I also want to focus in on paragraphs 15 and 16 of the decision.
¶15 The court’s decision on the matter now presented is grounded in separation of powers principles. It is not affected by the wisdom or lack thereof evidenced in the Act. Choices about what laws represent wise public policy for the State of Wisconsin are not within the constitutional purview of the courts. The court’s task in the action for original jurisdiction that we have granted is limited to determining whether the legislature employed a constitutionally violative process in the enactment of the Act. We conclude that the legislature did not violate the Wisconsin Constitution by the process it used.

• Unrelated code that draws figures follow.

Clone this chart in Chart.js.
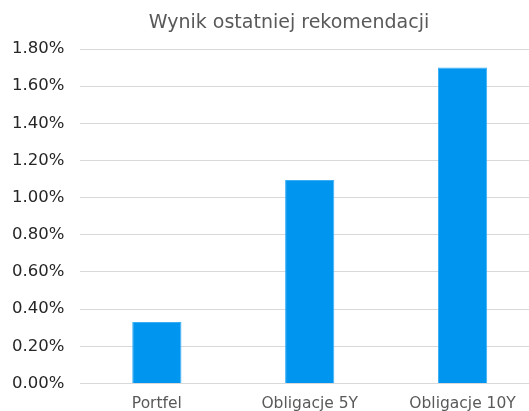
<!DOCTYPE html>
<html>
<head>
<meta charset="utf-8">
<script src="https://cdn.jsdelivr.net/npm/chart.js@4"></script>
<style>
  html, body { margin: 0; padding: 0; overflow: hidden; background: #fff; }
  #wrap { position: relative; width: 578px; height: 411px; }
  #title {
    position: absolute; left: 0; top: 8px; width: 578px;
    text-align: center; font-family: "DejaVu Sans"; font-size: 19px;
    color: #595959; line-height: 26px;
  }
</style>
</head>
<body>
<div id="wrap">
  <div id="title"></div>
  <canvas id="chart" width="578" height="411"></canvas>
</div>
<script>
// dane wykresu
const categories = ["Portfel", "Obligacje 5Y", "Obligacje 10Y"];
const values = [0.33, 1.095, 1.70];
const chartTitle = "Wynik ostatniej rekomendacji";
const yMin = 0;
const yMax = 1.8;
const yStep = 0.2;

document.getElementById("title").textContent = chartTitle;

const ctx = document.getElementById("chart").getContext("2d");

new Chart(ctx, {
  type: "bar",
  data: {
    labels: categories,
    datasets: [{
      data: values,
      backgroundColor: "#0096EF",
      borderColor: "#3AAEF5",
      borderWidth: 1,
      categoryPercentage: 1,
      barPercentage: 0.322
    }]
  },
  options: {
    responsive: false,
    animation: false,
    layout: { padding: { left: -4, right: 39, top: 49, bottom: -5 } },
    plugins: {
      legend: { display: false },
      tooltip: { enabled: false },
      title: { display: false }
    },
    scales: {
      x: {
        grid: { display: false },
        border: { display: false },
        ticks: {
          color: "#595959",
          font: { family: "DejaVu Sans", size: 15.5 },
          padding: 3,
          maxRotation: 0
        }
      },
      y: {
        min: yMin,
        max: yMax,
        grid: { color: "#d9d9d9", lineWidth: 1, drawTicks: false },
        border: { display: false },
        ticks: {
          stepSize: yStep,
          color: "#262626",
          font: { family: "DejaVu Sans", size: 16.5 },
          padding: 16,
          callback: v => v.toFixed(2) + "%"
        }
      }
    }
  }
});
</script>
</body>
</html>
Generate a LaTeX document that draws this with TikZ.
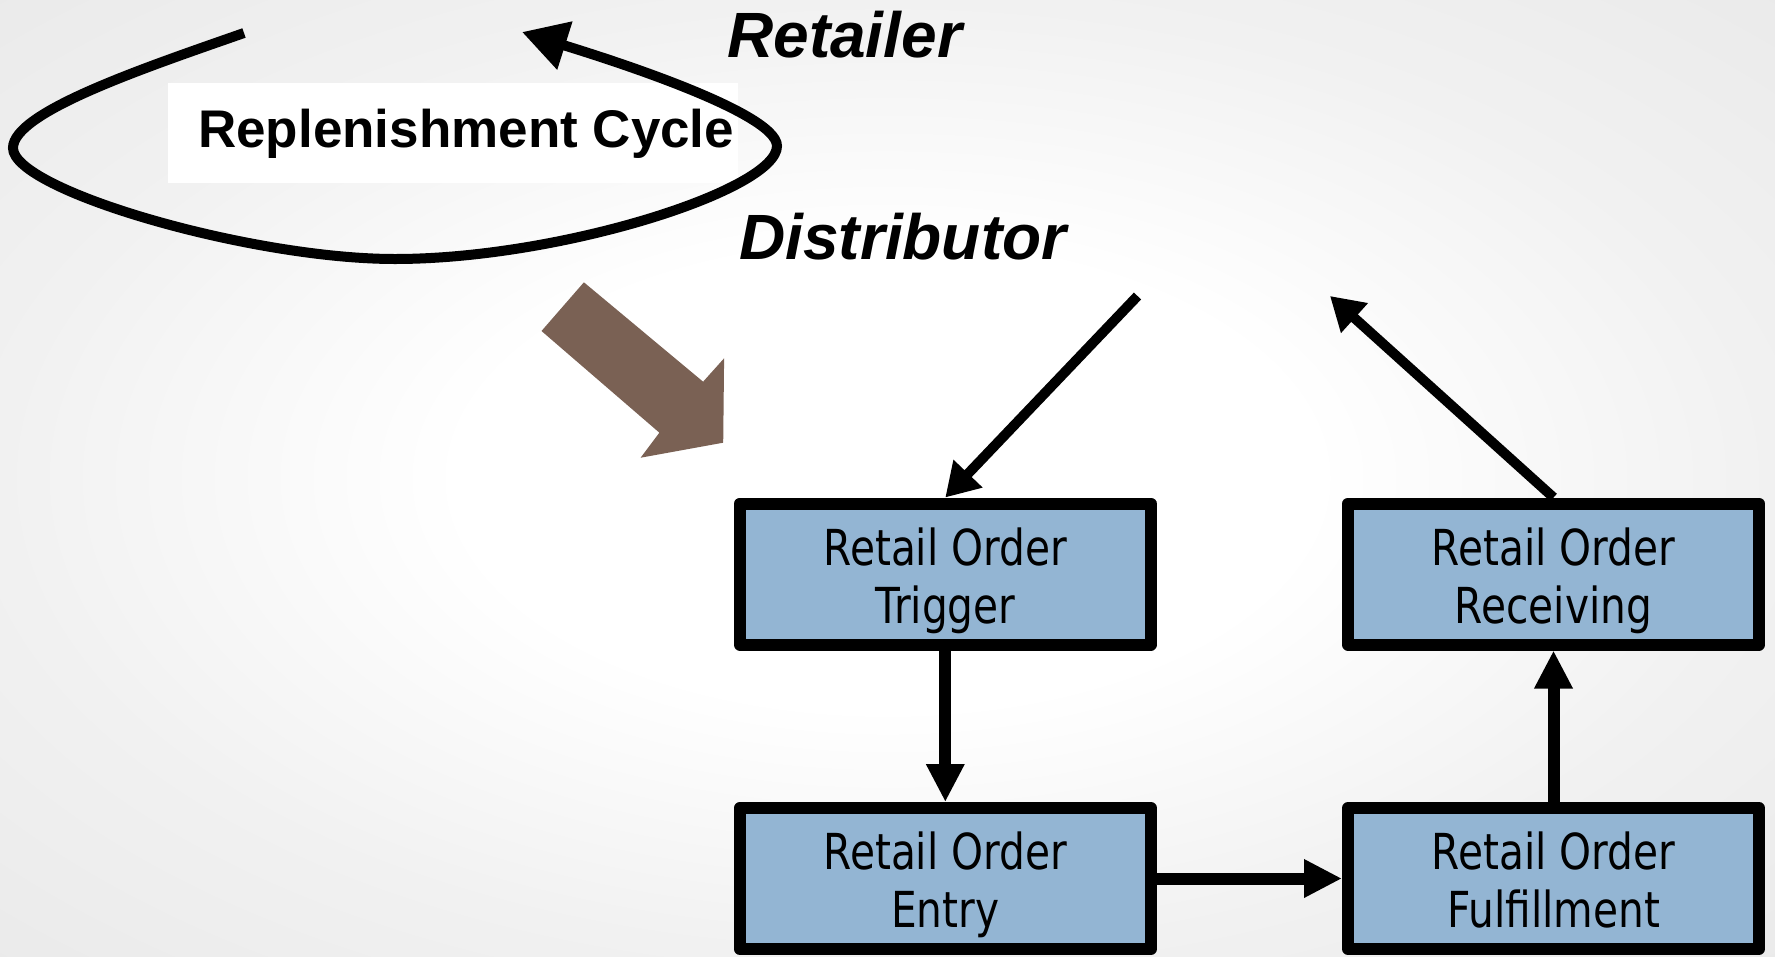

¶16 Chief Justice Shirley S. Abrahamson, Justice Ann Walsh Bradley and Justice N. Patrick Crooks concur in part and dissent in part from this order.
Clearly the Rule of Law won today. Also, while the decision was 4-3, the 3 dissenters nevertheless “concur[red] in part” with the majority decision.
Let’s break it down a bit, shall we?
1) The Wisconsin Legislature did not violate the Wisconsin Constitution in its actions.
2) Governor Walker did not violate the Wisconsin Constitution in his actions.
3) Judge Maryann Sumi did violate the Wisconsin Constitution in her activist actions.
4) The Courts have no jurisdiction over internal Legislature rules.
5) Leftists and law-breaking Unions, mobs, activist Judges hardest hit.
This is a win for Rule of Law and Separation of Powers and a loss for thugocracy and mob-rule. But let’s not rest on our laurels, shall we?